Unite represents 1,000 workers in four Tesco distribution centres. Its national officer for retail distribution, Adrian Jones, said, “Our top priority this week is to arrange a meeting with Tesco’s management to get a clear picture of what the supermarket is planning.”
Three of the UK’s big four supermarkets—Tesco, Morrisons, Sainsbury’s—have begun to cut prices in an attempt to protect their share of the market. Any benefit to consumers, however, will be short-lived, as the prices of imports are predicted to shoot up in the eventuality of Brexit, in whatever form.
The British Retail Consortium recently sent a letter to the crisis-ridden Conservative government of Theresa May. The letter was signed by the bosses of the biggest food retailers—Sainsbury’s, Asda, Marks & Spencer, the Co-op, Waitrose, Costcutter, KFC UK, Pret a Manger, Lidl and McDonald’s. It warned that Britain’s just-in-time food supply chain would be disrupted in the event of a no-deal Brexit. Nearly a third of foodstuffs consumed in the UK comes from Europe. Without a trade deal, tariffs would send prices soaring.
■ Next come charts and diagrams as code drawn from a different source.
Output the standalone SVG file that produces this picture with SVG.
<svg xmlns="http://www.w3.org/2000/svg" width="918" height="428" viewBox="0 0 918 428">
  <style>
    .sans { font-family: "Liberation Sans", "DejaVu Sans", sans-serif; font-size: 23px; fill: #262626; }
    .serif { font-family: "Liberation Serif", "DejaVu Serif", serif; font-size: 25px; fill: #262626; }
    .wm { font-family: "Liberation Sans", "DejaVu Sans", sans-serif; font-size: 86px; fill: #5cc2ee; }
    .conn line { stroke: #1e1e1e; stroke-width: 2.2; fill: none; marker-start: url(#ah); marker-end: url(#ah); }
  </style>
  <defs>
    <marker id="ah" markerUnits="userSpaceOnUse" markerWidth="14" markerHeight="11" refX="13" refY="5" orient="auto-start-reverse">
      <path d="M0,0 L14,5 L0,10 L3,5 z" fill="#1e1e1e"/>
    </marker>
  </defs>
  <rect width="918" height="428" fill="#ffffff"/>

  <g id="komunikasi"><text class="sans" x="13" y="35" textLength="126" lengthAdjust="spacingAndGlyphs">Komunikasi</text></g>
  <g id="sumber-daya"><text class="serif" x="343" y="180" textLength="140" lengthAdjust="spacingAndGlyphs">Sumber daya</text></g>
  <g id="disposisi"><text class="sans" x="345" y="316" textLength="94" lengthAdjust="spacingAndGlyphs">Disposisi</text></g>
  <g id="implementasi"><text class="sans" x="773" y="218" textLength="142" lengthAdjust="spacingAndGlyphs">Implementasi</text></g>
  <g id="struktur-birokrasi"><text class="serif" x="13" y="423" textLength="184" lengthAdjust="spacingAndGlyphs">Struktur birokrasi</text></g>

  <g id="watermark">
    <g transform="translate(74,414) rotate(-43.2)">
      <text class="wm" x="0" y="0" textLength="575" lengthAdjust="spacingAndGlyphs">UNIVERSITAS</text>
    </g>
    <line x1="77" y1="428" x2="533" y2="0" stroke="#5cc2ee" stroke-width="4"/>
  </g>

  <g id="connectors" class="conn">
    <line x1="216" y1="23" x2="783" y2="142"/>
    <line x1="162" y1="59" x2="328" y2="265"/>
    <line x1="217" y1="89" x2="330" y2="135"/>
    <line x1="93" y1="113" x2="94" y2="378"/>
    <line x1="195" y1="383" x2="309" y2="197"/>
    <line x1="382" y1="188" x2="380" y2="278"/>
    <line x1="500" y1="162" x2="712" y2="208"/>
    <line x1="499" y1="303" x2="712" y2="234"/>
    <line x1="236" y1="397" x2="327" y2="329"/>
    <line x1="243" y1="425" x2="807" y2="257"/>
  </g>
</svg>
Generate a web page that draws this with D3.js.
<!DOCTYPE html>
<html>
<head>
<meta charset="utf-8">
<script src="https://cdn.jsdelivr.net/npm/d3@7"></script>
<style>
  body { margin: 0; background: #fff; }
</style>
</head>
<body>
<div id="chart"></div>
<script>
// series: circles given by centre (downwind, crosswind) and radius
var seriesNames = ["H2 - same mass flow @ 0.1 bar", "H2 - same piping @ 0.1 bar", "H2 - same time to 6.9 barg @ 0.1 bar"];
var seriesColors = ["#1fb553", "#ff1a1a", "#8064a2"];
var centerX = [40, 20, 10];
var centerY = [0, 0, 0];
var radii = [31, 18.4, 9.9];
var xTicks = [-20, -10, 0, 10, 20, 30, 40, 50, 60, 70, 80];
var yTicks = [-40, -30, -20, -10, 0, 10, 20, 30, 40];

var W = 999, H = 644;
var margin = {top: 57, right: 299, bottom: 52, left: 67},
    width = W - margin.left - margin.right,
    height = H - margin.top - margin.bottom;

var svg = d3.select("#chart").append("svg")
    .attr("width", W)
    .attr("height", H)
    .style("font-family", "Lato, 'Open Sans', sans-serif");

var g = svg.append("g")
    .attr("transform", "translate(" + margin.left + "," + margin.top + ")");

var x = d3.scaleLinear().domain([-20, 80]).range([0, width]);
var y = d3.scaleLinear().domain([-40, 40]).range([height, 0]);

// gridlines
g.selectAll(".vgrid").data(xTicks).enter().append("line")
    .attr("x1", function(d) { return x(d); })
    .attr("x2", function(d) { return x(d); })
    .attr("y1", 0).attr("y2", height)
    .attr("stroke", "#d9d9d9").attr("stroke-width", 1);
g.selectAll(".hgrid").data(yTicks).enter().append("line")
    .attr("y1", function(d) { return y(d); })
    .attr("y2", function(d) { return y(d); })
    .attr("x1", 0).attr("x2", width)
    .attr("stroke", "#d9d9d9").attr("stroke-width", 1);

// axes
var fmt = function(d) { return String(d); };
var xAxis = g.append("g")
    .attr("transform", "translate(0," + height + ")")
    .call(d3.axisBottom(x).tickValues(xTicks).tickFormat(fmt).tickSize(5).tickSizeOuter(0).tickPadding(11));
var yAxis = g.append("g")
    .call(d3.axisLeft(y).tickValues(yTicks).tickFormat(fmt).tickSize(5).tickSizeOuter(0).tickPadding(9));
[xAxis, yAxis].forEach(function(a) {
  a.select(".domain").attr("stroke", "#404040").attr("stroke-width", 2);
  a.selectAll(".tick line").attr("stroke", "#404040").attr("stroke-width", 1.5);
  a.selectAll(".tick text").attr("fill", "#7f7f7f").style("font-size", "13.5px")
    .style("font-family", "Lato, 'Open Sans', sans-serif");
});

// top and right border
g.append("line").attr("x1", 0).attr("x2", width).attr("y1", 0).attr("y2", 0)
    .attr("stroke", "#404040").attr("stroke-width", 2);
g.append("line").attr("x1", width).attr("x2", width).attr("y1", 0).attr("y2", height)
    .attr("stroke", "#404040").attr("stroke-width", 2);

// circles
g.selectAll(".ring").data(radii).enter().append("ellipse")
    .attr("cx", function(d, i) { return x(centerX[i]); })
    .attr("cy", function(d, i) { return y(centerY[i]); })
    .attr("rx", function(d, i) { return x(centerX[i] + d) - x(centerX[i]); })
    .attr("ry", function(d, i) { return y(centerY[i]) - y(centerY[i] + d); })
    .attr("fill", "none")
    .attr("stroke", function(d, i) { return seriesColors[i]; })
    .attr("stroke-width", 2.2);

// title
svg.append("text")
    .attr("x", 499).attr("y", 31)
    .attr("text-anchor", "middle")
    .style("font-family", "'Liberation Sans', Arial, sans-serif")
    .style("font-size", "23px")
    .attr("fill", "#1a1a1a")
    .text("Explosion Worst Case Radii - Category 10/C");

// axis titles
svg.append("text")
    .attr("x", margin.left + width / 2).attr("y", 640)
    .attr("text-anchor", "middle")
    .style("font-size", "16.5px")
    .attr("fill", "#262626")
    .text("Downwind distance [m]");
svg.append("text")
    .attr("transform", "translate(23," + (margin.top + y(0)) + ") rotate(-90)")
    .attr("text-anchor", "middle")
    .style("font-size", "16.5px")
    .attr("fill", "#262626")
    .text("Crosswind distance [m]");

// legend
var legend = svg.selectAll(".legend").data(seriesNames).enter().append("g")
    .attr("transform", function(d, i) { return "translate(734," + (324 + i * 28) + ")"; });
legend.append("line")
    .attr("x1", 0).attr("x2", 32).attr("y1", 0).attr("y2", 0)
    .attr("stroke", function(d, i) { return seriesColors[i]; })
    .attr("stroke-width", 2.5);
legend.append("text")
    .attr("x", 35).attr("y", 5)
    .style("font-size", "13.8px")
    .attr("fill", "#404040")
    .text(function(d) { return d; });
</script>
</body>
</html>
While manufacturers are stockpiling food at record levels, their supply of perishables like fruit and salad will last only for two weeks before running out.
In the lead-up to Brexit, many manufactures are either moving their headquarters out of the UK onto mainland Europe or setting up additional companies in Europe. While Dyson is moving headquarters from the UK to Singapore, Japanese electronics company Panasonic is moving to Amsterdam. Sony is moving out to the Netherlands, while Japanese banks Nomura and Daiwa are establishing operations in Germany.
Whichever way the Brexit crisis pans out, the world economy is increasingly characterised by sanctions and tariff barriers spurred on by the US. American sanctions against the world’s second-largest economy, China, which may rise to from 10 percent to 25 percent after March 1 on £200 billion worth of Chinese goods, could plunge the world into recession.
In the fight to defend their jobs and livelihoods, retail workers must look to the example of autoworkers in Mexico and the US, and plantation workers in Sri Lanka, who are rejecting the unions and building their own rank-and-file committees in order to wage a genuine struggle to defend jobs and fight for better wages and working conditions.